L’ordre de se replier arrive en fin d’après-midi : « Sur la pente de la cote 153, nous avons eu droit à une image terrible qu’il est difficile d’oublier. Des morts gisaient sur les hauteurs et les pentes. Les blessés avaient été rassemblés de tous les côtés. Le commandant du régiment s’arrêta à cheval au milieu de la mêlée et dut s’assurer qu’à droite et à gauche les lignes de tirailleurs reculaient. Les colonnes de munitions qui revenaient emportaient des blessés. En bas, la batterie avait été réduite au silence (2). Des artilleurs arrivèrent à cheval et récupérèrent quelques pièces. Nous ne comprenions pas pourquoi nous nous étions retirés des hauteurs. Nous n’étions pas vaincus. Beaucoup d’entre nous ont cru entendre les signaux de retraite de l’infanterie française. Il était clair pour nous que l’infanterie française n’était plus présente sur la hauteur elle-même. Les infirmiers ramenaient les blessés.

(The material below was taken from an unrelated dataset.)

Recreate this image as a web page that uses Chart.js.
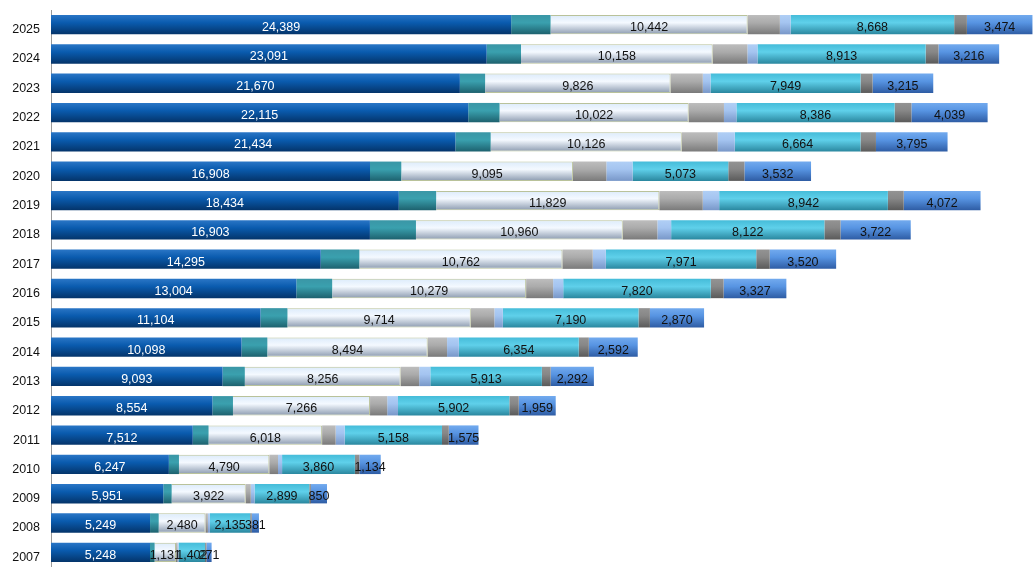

Nous avons pu observer que beaucoup d’entre eux ont perdu la vie en revenant sous les shrapnels ennemis. Heureusement, tous les obus n’ont pas explosé. A droite et à gauche, les régiments avaient déjà reculé depuis longtemps lorsque l’obscurité est tombée. Il semblait donc complètement inutile et imprudent de rester seuls à la hauteur 153. Nous avons rassemblé de nombreux morts au pied de la colline et les avons recouverts de leurs manteaux. Nous prîmes congé d’eux et de la hauteur 153, que notre régiment avait si victorieusement conquise et conservée au prix de lourdes pertes. Nous formions une troupe d’une vingtaine d’hommes lorsque nous avons pris le chemin du retour vers l’inconnu, dans l’obscurité totale. Nous ne savions pas où. » (3)

Waltersheid et ses hommes rallieront leur régiment très diminué vers Glannes.

Tombes de soldats allemands sur le mont Moret (Le Miroir, 1915)

(1) : General Wellmann, Mit der Trierer Infanterie-Brigade im Bewegungskrieg August-September 1914.

(2) Une des quatre batteries du FAR 23 avait visiblement pris position en bas des pentes non loin du plateau et pris sous son feu les positions du 24e RIC, de la ferme du mont Moret jusqu’à la Marne. Les pertes ont été très lourdes également pour les artilleurs.

(3) Oberleutnant Waltersheid, Mit der 4. Kompagnie I.-R. 69 im Vormarsch.